By Joan Runnheim Olson
Actress Geena Davis is pioneering an effort to change female portrayals and gender stereotypes in children’s media and entertainment. In 2004, the Academy Award winning actor and advocate founded the Geena Davis Institute on Gender in the Media (www.seejane.org/index.php) to “spotlight gender inequalities at every media and entertainment company through cutting-edge research, education, training, strategic guidance and advocacy programs.”
Gender Stereotyping. Just take a look at television commercials and you see the prevalence of gender stereotyping. Women are portrayed as the primary caretakers for their children and those responsible for housekeeping duties.
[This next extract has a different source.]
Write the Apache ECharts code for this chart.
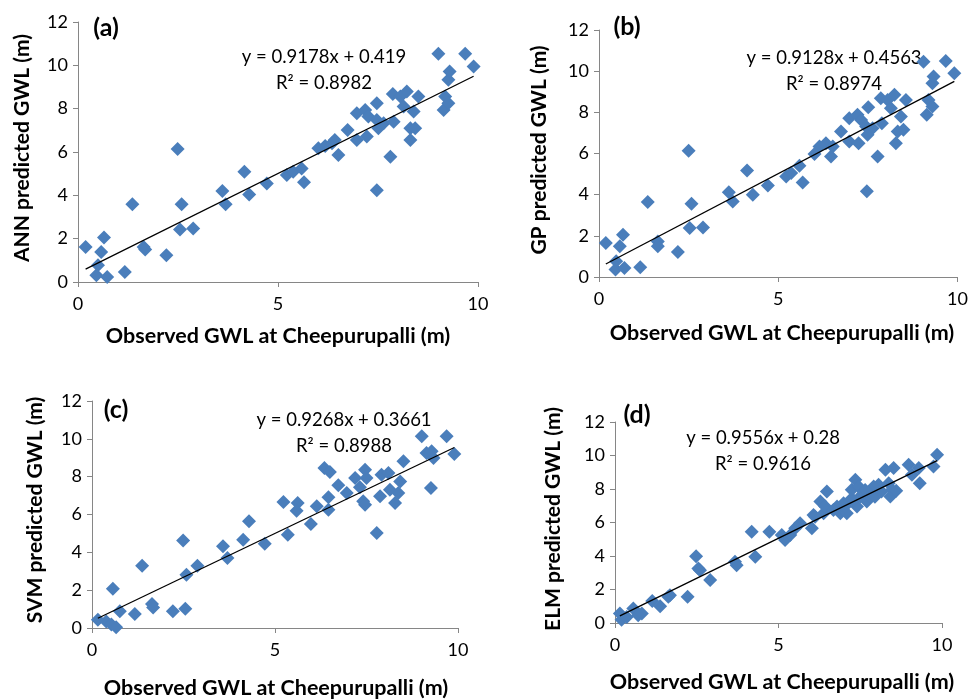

Men appear in commercials depicting them doing “manly” duties such as lawn care and auto maintenance. And then there are the beer commercials. Men are typically featured in commercials involving alcoholic beverages, and when women do appear they are often dressed scantily. According to research on the Institute’s website (http://www.seejane.org/research/), “Females are almost four times as likely as males to be shown in sexy attire.” The media also limits what girls and young women see as future career possibilities for themselves.
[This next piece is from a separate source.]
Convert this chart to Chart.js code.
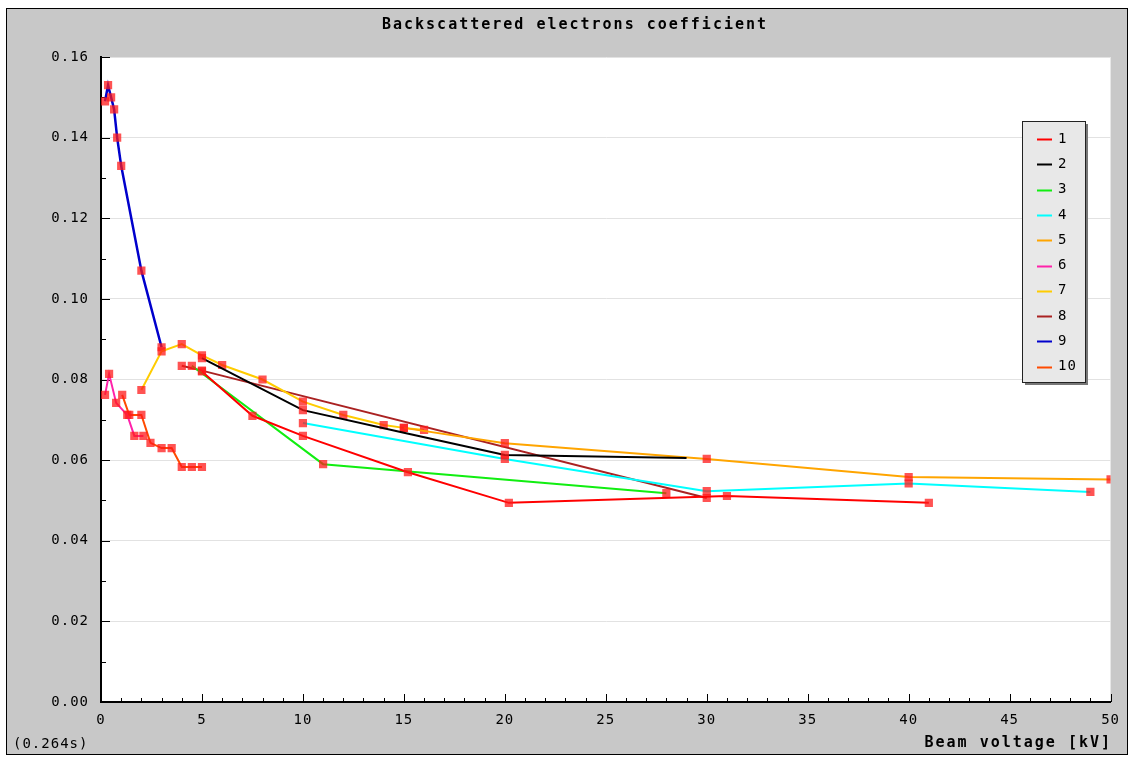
<!DOCTYPE html>
<html>
<head>
<meta charset="utf-8">
<script src="https://cdn.jsdelivr.net/npm/chart.js@4.4.0/dist/chart.umd.min.js"></script>
<style>
  body { margin: 0; background: #fff; }
  canvas { display: block; }
</style>
</head>
<body>
<canvas id="bse" width="1130" height="757"></canvas>
<script>
// ---- data (beam voltage in kV, coefficient) ----
const seriesNames = ['1', '2', '3', '4', '5', '6', '7', '8', '9', '10'];
const seriesColors = ['#ff0000', '#000000', '#11ee11', '#00ffff', '#ffa500',
                      '#ff22aa', '#ffcc00', '#aa2222', '#0000cc', '#ff4a00'];

const kv1 = [5, 7.5, 10, 15.2, 20.2, 31, 41];
const eta1 = [0.082, 0.071, 0.066, 0.057, 0.0494, 0.0511, 0.0494];
const kv2 = [5, 10, 15, 20, 29];
const eta2 = [0.0853, 0.0724, 0.0668, 0.0613, 0.0605];
const kv3 = [4.5, 11, 28];
const eta3 = [0.0834, 0.059, 0.0518];
const kv4 = [10, 20, 30, 40, 49];
const eta4 = [0.0692, 0.0603, 0.0523, 0.0542, 0.0521];
const kv5 = [15, 20, 30, 40, 50];
const eta5 = [0.068, 0.0642, 0.0603, 0.0558, 0.0552];
const kv6 = [0.2, 0.4, 0.75, 1.3, 1.65, 2.1];
const eta6 = [0.0762, 0.0814, 0.0742, 0.0712, 0.066, 0.066];
const kv7 = [2, 3, 4, 5, 6, 8, 10, 12, 14, 15, 16];
const eta7 = [0.0774, 0.087, 0.0888, 0.086, 0.0836, 0.080, 0.0745, 0.0712, 0.0687, 0.068, 0.0675];
const kv8 = [4, 5, 30];
const eta8 = [0.0834, 0.0822, 0.0506];
const kv9 = [0.2, 0.35, 0.5, 0.65, 0.8, 1, 2, 3];
const eta9 = [0.149, 0.153, 0.150, 0.147, 0.140, 0.133, 0.107, 0.088];
const kv10 = [1.05, 1.4, 2, 2.45, 3, 3.5, 4, 4.5, 5];
const eta10 = [0.0762, 0.0712, 0.0712, 0.0643, 0.063, 0.063, 0.0583, 0.0583, 0.0583];

const allKv = [kv1, kv2, kv3, kv4, kv5, kv6, kv7, kv8, kv9, kv10];
const allEta = [eta1, eta2, eta3, eta4, eta5, eta6, eta7, eta8, eta9, eta10];

const xTicks = [0, 5, 10, 15, 20, 25, 30, 35, 40, 45, 50];
const yTicks = [0, 0.02, 0.04, 0.06, 0.08, 0.10, 0.12, 0.14, 0.16];

const MONO = '"DejaVu Sans Mono", "Liberation Mono", monospace';

// background, frame, inward ticks, texts and legend
const framePlugin = {
  id: 'frame',
  beforeLayout(chart) {
    chart.ctx.letterSpacing = '1px';
  },
  beforeDraw(chart) {
    const { ctx, chartArea: a } = chart;
    ctx.save();
    ctx.fillStyle = '#ffffff';
    ctx.fillRect(0, 0, chart.width, chart.height);
    ctx.fillStyle = '#c8c8c8';
    ctx.fillRect(7, 9, 1120, 745);
    ctx.strokeStyle = '#000';
    ctx.lineWidth = 1;
    ctx.strokeRect(6.5, 8.5, 1121, 746);
    ctx.fillStyle = '#ffffff';
    ctx.fillRect(a.left, a.top, a.right - a.left, a.bottom - a.top);
    ctx.restore();
  },
  beforeDatasetsDraw(chart) {
    const { ctx, chartArea: a, scales } = chart;
    ctx.save();
    ctx.strokeStyle = '#000';
    ctx.lineWidth = 1;
    ctx.beginPath();
    for (let i = 0; i <= 16; i++) {
      const y = Math.round(scales.y.getPixelForValue(i / 100)) + 0.5;
      const len = i % 2 === 0 ? 9 : 5;
      ctx.moveTo(a.left, y);
      ctx.lineTo(a.left + len, y);
    }
    for (let k = 0; k <= 50; k++) {
      const x = Math.round(scales.x.getPixelForValue(k)) + 0.5;
      const len = k % 5 === 0 ? 8 : 4;
      ctx.moveTo(x, a.bottom);
      ctx.lineTo(x, a.bottom - len);
    }
    ctx.stroke();
    ctx.restore();
  },
  afterDraw(chart) {
    const { ctx } = chart;
    ctx.save();
    ctx.fillStyle = '#000';
    ctx.textBaseline = 'middle';
    // title
    ctx.font = 'bold 15px ' + MONO;
    ctx.letterSpacing = '2px';
    ctx.textAlign = 'center';
    ctx.fillText('Backscattered electrons coefficient', 575, 25);
    // x axis title
    ctx.textAlign = 'right';
    ctx.fillText('Beam voltage [kV]', 1112, 743);
    // timing note
    ctx.font = '14px ' + MONO;
    ctx.letterSpacing = '1px';
    ctx.textAlign = 'left';
    ctx.fillText('(0.264s)', 13, 744);

    // legend box
    const lx = 1022, ly = 121, lw = 63, lh = 261;
    ctx.fillStyle = '#777';
    ctx.fillRect(lx + 3, ly + 3, lw, lh);
    ctx.fillStyle = '#e8e8e8';
    ctx.fillRect(lx, ly, lw, lh);
    ctx.strokeStyle = '#222';
    ctx.lineWidth = 1;
    ctx.strokeRect(lx + 0.5, ly + 0.5, lw, lh);
    ctx.font = '14px ' + MONO;
    chart.data.datasets.forEach((ds, i) => {
      const y = ly + 18 + i * 25.3;
      ctx.strokeStyle = ds.borderColor;
      ctx.lineWidth = 2;
      ctx.beginPath();
      ctx.moveTo(lx + 15, Math.round(y) + 0.5);
      ctx.lineTo(lx + 30, Math.round(y) + 0.5);
      ctx.stroke();
      ctx.fillStyle = '#000';
      ctx.fillText(ds.label, lx + 36, y);
    });
    ctx.restore();
  }
};

const datasets = seriesNames.map((name, i) => ({
  label: name,
  data: allKv[i].map((x, j) => ({ x: x, y: allEta[i][j] })),
  borderColor: seriesColors[i],
  backgroundColor: seriesColors[i],
  borderWidth: i === 8 ? 2.5 : 2,
  showLine: true,
  tension: 0,
  pointStyle: 'rect',
  pointRadius: i === 1 ? [5.8, 5.8, 0, 5.8, 0] : 5.8,
  pointBorderWidth: 0,
  pointBackgroundColor: 'rgba(255, 25, 25, 0.75)'
}));

new Chart(document.getElementById('bse'), {
  type: 'scatter',
  data: { datasets: datasets },
  plugins: [framePlugin],
  options: {
    responsive: false,
    animation: false,
    layout: { padding: { top: 57, right: 19, bottom: 0, left: 0 } },
    plugins: {
      legend: { display: false },
      title: { display: false },
      tooltip: { enabled: false }
    },
    scales: {
      x: {
        type: 'linear',
        min: 0,
        max: 50,
        afterBuildTicks: (s) => { s.ticks = xTicks.map(v => ({ value: v })); },
        afterFit: (s) => { s.height = 55; },
        grid: { display: false, drawTicks: false },
        border: { display: true, color: '#000', width: 2 },
        ticks: {
          color: '#000',
          padding: 10,
          maxRotation: 0,
          font: { family: MONO, size: 14 },
          callback: (v) => String(v)
        }
      },
      y: {
        type: 'linear',
        min: 0,
        max: 0.16,
        afterBuildTicks: (s) => { s.ticks = yTicks.map(v => ({ value: v })); },
        afterFit: (s) => { s.width = 101; },
        grid: { color: '#e2e2e2', lineWidth: 1, drawTicks: false },
        border: { display: true, color: '#000', width: 2 },
        ticks: {
          color: '#000',
          padding: 12,
          font: { family: MONO, size: 14 },
          callback: (v) => v.toFixed(2)
        }
      }
    }
  }
});
</script>
</body>
</html>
Why Should it Matter? Because a female is “conditioned” by what she sees in the media, if she sees someone that looks like herself doing something traditionally done by males, i.e., working on a car or mowing the lawn, she is more likely to see herself doing that as well. Taken a step further, if a female sees another female working in a nontraditional career, i.e., male-dominated, she is more likely to consider a career that is nontraditional. These nontraditional careers include architect, engineer, carpenter, etc. and typically pay 20-30 percent higher wages than those traditionally held by women. It's important for females to base their career choice on interest and aptitude not gender stereotypes.